Grazie al suo raccontare in più forme una storia controversa, che ben riassume l’epoca dei radicali cambiamenti in corso in Germania, Erich Kuby si guadagnò una posizione centrale nella cultura tedesca come critico del miracolo economico, alla fine degli anni Cinquanta. Il suo Rosemarie (traduzione, storica, di Luca Lamberti, prefazione di Susanna Böhme-Kuby, postfazione di Jürgen Pelzer) viene ora riproposto da Meltemi (pp. 239, € 18,00), a distanza di molti anni dall’ultima uscita, che è datata 1968, da Mondadori.

Il libro racconta, in un’ottica brechtiana, la vicenda amara della prostituta Rosemarie Nitribitt (nel libro R.N.) strangolata nel suo appartamento a Francoforte il primo novembre 1957. Il caso di cronaca nera, mai risolto, coinvolgeva persone di un certo rilievo. Kuby trasformò un suo articolo di giornale, destinato a largo impatto, in un film, realizzato insieme a Rolf Thiele (1958), che aveva al centro la presenza solare della viennese Nadia Tjller, concupita dal «Cartello delle Stuoie Isolanti», un gruppo di magnati maturi che si riuniscono in una sontuosa stanza azzurra al Grand Hotel, per discutere dei loro affari, mentre il paese è sempre più esposto alla trasformazione in avamposto atomico degli Stati Uniti.

La pellicola venne ritenuta dal governo della Rft «nociva», ma ottenne comunque plauso e un premio alla Mostra del Cinema di Venezia. In seguito il tema prese la forma di un libro, uscito nello stesso anno, che Einaudi presentò in Italia nel 1959. Tutta la vicenda del dopoguerra europeo è ritmata da scandali erotici che hanno segnato le cronache: in Italia Wilma Montesi, uccisa nel 1953, (che aleggia come fantasma nella Dolce vita), nel Regno Unito Christine Keeler (1961), divisa tra un ministro di sua maestà britannica e una presunta spia sovietica.

L’analisi dello scrittore punta soprattutto sui falsi miti di una società ricca, che vive come se il passato recente non fosse mai esistito (anche se molti degli industriali hanno fatto parte del sistema di produzione del Terzo Reich), mentre restano in voga le antiche usanze, come una cavalcata di gruppo dei notabili sulle alture sopra le città (già inquinata e irrespirabile, nonché annegata nelle automobili), in un tripudio di saluti rituali e allusioni alla prossima caccia.

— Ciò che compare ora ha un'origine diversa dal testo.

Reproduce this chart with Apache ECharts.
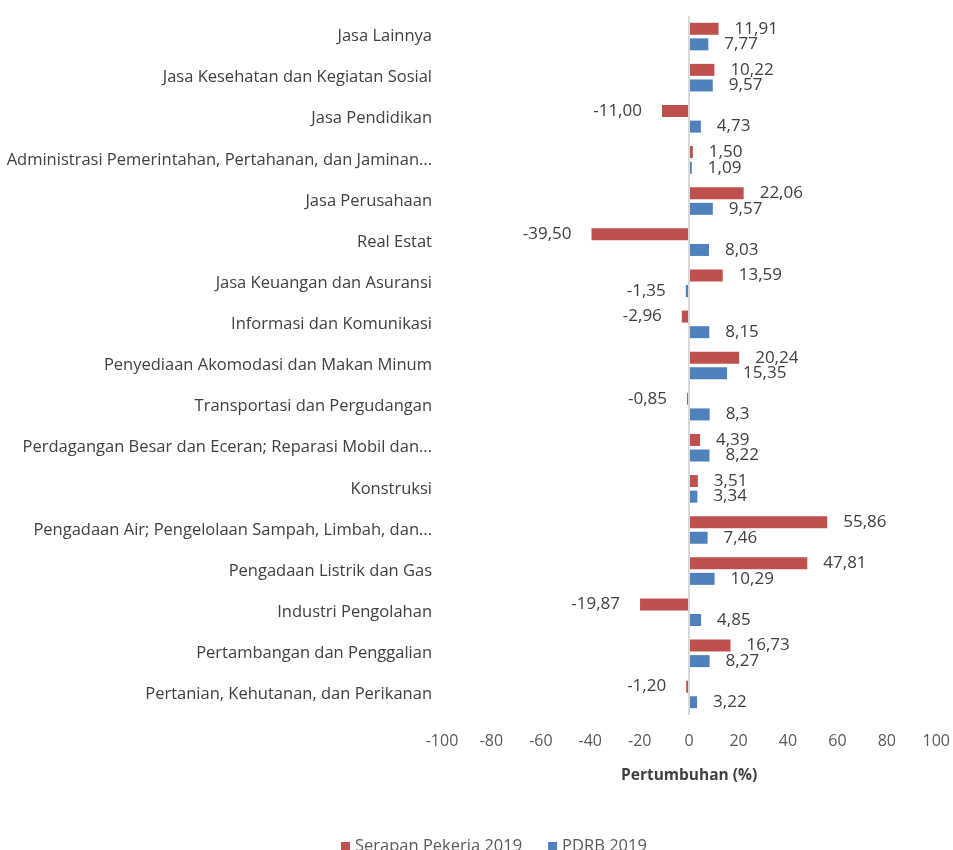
<!DOCTYPE html>
<html>
<head>
<meta charset="utf-8">
<script src="https://cdn.jsdelivr.net/npm/echarts@6/dist/echarts.min.js"></script>
<style>
	html, body { margin: 0; padding: 0; background: #fff; }
	#main { width: 953px; height: 850px; }
</style>
</head>
<body>
<div id="main"></div>
<script>
	//kategori, urut dari atas ke bawah
	var kategori = [
		'Jasa Lainnya',
		'Jasa Kesehatan dan Kegiatan Sosial',
		'Jasa Pendidikan',
		'Administrasi Pemerintahan, Pertahanan, dan Jaminan...',
		'Jasa Perusahaan',
		'Real Estat',
		'Jasa Keuangan dan Asuransi',
		'Informasi dan Komunikasi',
		'Penyediaan Akomodasi dan Makan Minum',
		'Transportasi dan Pergudangan',
		'Perdagangan Besar dan Eceran; Reparasi Mobil dan...',
		'Konstruksi',
		'Pengadaan Air; Pengelolaan Sampah, Limbah, dan...',
		'Pengadaan Listrik dan Gas',
		'Industri Pengolahan',
		'Pertambangan dan Penggalian',
		'Pertanian, Kehutanan, dan Perikanan'
	];
	//nilai ditulis seperti label aslinya
	var serapan = ['11.91', '10.22', '-11.00', '1.50', '22.06', '-39.50', '13.59', '-2.96', '20.24',
		'-0.85', '4.39', '3.51', '55.86', '47.81', '-19.87', '16.73', '-1.20'];
	var pdrb = ['7.77', '9.57', '4.73', '1.09', '9.57', '8.03', '-1.35', '8.15', '15.35',
		'8.3', '8.22', '3.34', '7.46', '10.29', '4.85', '8.27', '3.22'];
	var xTicks = [-100, 100, 20];

	var fontName = '"Open Sans", sans-serif';

	function buatData(arr) {
		var out = [];
		for(var i = 0; i < arr.length; i++) {
			var v = Number(arr[i]);
			out.push({
				value: v,
				label: {
					position: v < 0 ? 'left' : 'right',
					distance: v < 0 ? 20 : 16
				}
			});
		}
		return out;
	}

	function labelFmt(arr) {
		return function(p) {
			return arr[p.dataIndex].replace('.', ',');
		};
	}

	var chart = echarts.init(document.getElementById('main'));
	chart.setOption({
		animation: false,
		textStyle: { fontFamily: fontName },
		grid: { left: 442, right: 15, top: 16, bottom: 135, containLabel: false },
		legend: {
			top: 833,
			left: 336,
			itemWidth: 9,
			itemHeight: 9,
			itemGap: 26,
			icon: 'rect',
			textStyle: { fontSize: 16.5, color: '#595959', fontFamily: fontName },
			data: ['Serapan Pekerja 2019', 'PDRB 2019']
		},
		xAxis: {
			type: 'value',
			min: xTicks[0],
			max: xTicks[1],
			interval: xTicks[2],
			axisLine: { show: false },
			axisTick: { show: false },
			splitLine: { show: false },
			axisLabel: { fontSize: 16, color: '#595959', margin: 18 },
			name: 'Pertumbuhan (%)',
			nameLocation: 'middle',
			nameGap: 53,
			nameTextStyle: { fontSize: 15.5, fontWeight: 'bold', color: '#404040' }
		},
		yAxis: {
			type: 'category',
			inverse: true,
			data: kategori,
			axisLine: { show: false, onZero: false },
			axisTick: { show: false },
			axisLabel: { fontSize: 16.5, color: '#404040', margin: 10 }
		},
		series: [
			{
				name: 'Serapan Pekerja 2019',
				type: 'bar',
				data: buatData(serapan),
				barWidth: 12,
				barGap: '30%',
				itemStyle: { color: '#C0504D' },
				label: { show: true, fontSize: 17, color: '#404040', formatter: labelFmt(serapan) },
				markLine: {
					silent: true,
					symbol: 'none',
					label: { show: false },
					lineStyle: { color: '#D9D9D9', type: 'solid', width: 2 },
					data: [{ xAxis: 0 }]
				}
			},
			{
				name: 'PDRB 2019',
				type: 'bar',
				data: buatData(pdrb),
				barWidth: 12,
				barGap: '30%',
				itemStyle: { color: '#4F81BD' },
				label: { show: true, fontSize: 17, color: '#404040', formatter: labelFmt(pdrb) }
			}
		]
	});
</script>
</body>
</html>
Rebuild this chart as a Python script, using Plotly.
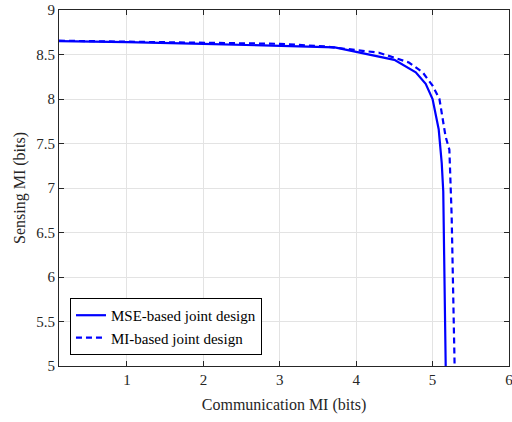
import plotly.graph_objects as go

# Rate region: communication MI vs sensing MI for the two joint designs
mse_comm = [0.11, 1.0, 2.0, 3.0, 3.72, 4.50, 4.78, 4.91, 5.00, 5.08, 5.12, 5.14, 5.155, 5.17, 5.18]
mse_sens = [8.65, 8.64, 8.62, 8.60, 8.58, 8.44, 8.30, 8.17, 8.00, 7.66, 7.28, 6.96, 6.00, 5.00, 4.50]

mi_comm = [0.11, 1.0, 2.0, 3.0, 3.6, 4.02, 4.30, 4.69, 4.87, 5.00, 5.09, 5.17, 5.22, 5.25, 5.27, 5.29, 5.30]
mi_sens = [8.655, 8.645, 8.635, 8.62, 8.59, 8.55, 8.52, 8.41, 8.30, 8.15, 8.00, 7.58, 7.43, 6.68, 5.93, 5.03, 4.50]

x_ticks = [1, 2, 3, 4, 5, 6]
y_ticks = [5, 5.5, 6, 6.5, 7, 7.5, 8, 8.5, 9]

font_family = "Liberation Serif"
blue = "#0000FF"
ink = "#262626"

fig = go.Figure()
fig.add_trace(go.Scatter(
    x=mse_comm, y=mse_sens, mode="lines", name="MSE-based joint design",
    line=dict(color=blue, width=2.2),
))
fig.add_trace(go.Scatter(
    x=mi_comm, y=mi_sens, mode="lines", name="MI-based joint design",
    line=dict(color=blue, width=2.2, dash="6px,4px"),
))

axis_common = dict(
    showline=True, linecolor=ink, linewidth=1.2, mirror="ticks",
    ticks="inside", ticklen=5, tickcolor=ink,
    showgrid=True, gridcolor="#E3E3E3", gridwidth=1, zeroline=False,
    tickfont=dict(family=font_family, size=15, color=ink),
    ticklabeloverflow="allow", automargin=False,
)

fig.update_xaxes(
    range=[0.11, 6.0005], tickvals=x_ticks, ticktext=[str(v) for v in x_ticks],
    title=dict(text="Communication MI (bits)", font=dict(family=font_family, size=16, color=ink), standoff=11),
    **axis_common,
)
fig.update_yaxes(
    range=[5, 9], tickvals=y_ticks, ticktext=[f"{v:g}" for v in y_ticks],
    title=dict(text="Sensing MI (bits)", font=dict(family=font_family, size=16, color=ink), standoff=6),
    **axis_common,
)

fig.update_layout(
    width=512, height=422,
    margin=dict(l=59, r=3, t=10, b=56),
    plot_bgcolor="white", paper_bgcolor="white",
    font=dict(family=font_family, size=15, color="#000000"),
    legend=dict(
        x=0.0244, y=0.031, xanchor="left", yanchor="bottom",
        bgcolor="white", bordercolor="#000000", borderwidth=1,
        font=dict(family=font_family, size=15, color="#000000"),
        tracegroupgap=0, itemwidth=30,
    ),
)

fig.write_html("out.html")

Rosemarie, nella visione di Kuby, è la vittima sacrificale di una società che pensa soltanto al denaro. Tra gli episodi di questa cronaca della trasformazione di una persona in oggetto (la ragazza morta viene identificata non per caso, dalla stampa con la sua vistosa Mercedes 190 SL), l’episodio della inaugurazione in fabbrica del monumento all’operaio ignoto. Un discorso verboso copre di seducente retorica lo sfruttamento degli operai, cui in cambio dell’ubbidienza viene offerta una luccicante promessa di benessere. L’oratore, un magnate, durante la sua sentita orazione, pensa solo alla sua smania per la bella Rosemarie. Che divenuta troppo ingombrante, verrà sacrificata con violenza sull’altare del benessere economico.